Tens of thousands of children are caught in the web of sex slavery and trafficking each year. It is a $150 billion dollar industry worldwide.
And it is the focus of actor Jim Caviezel’s new movie, “The Sound of Freedom,” releasing on July 4th, the day America celebrates its independence.
In the film, Caviezel plays federal agent Tim Ballard, who quit his job to rescue children from human traffickers. It’s an action-packed movie with a heart.
For Caviezel, the film is personal.
“My wife and I adopted three children from China. And I was well aware … of the problems and dangers that children face globally.”
Caviezel is a devout Christian who’s probably best known for portraying Jesus in Mel Gibson’s film “Passion of the Christ.”
He said that this new film exposes the spiritual evil that all people can be complicit in unknowingly — simply by doing nothing.
Caviezel worked closely with Ballard to learn the ins and outs of how agents go after traffickers.
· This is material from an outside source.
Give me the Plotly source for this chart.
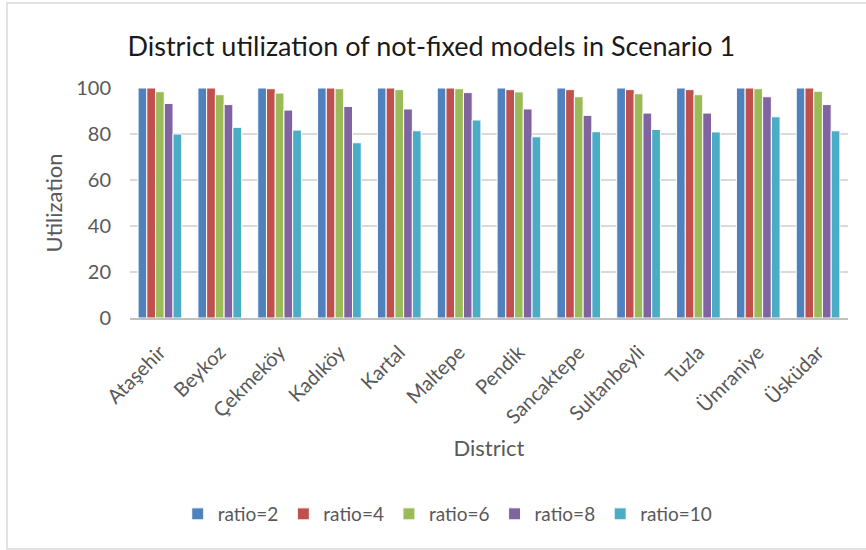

But Ballard told him how one encounter with one boy became a game changer.
A scene from the new film, “The Sound of Freedom,” starring Jim Caviezel. The story becomes so much larger than rescuing just one girl from human trafficking. (Angel Studios/"The Sound of Freedom")
“He’s met with an opportunity when he takes on the worst pedophile trafficker they’d ever seen. And he saves this little boy. And the five-year-old boy says, ‘Will you save my sister?’ So, Ballard goes home, talks to his wife. She sends him out, and he tries to find this little girl. [That’s] the basis of the film’s story.”
All the movies Caviezel chooses to work on must have some redemptive quality, he said.
It opens a Pandora’s box of the unspeakable evil that thousands of children are brought into, and how traffickers use the most beguiling means to lure children away from their loving parents.
Caviezel said this movie, like all the movies he chooses to work on, must have some redemptive quality. That can be a struggle for actors, as Hollywood constantly pumps out products of the exact opposite nature.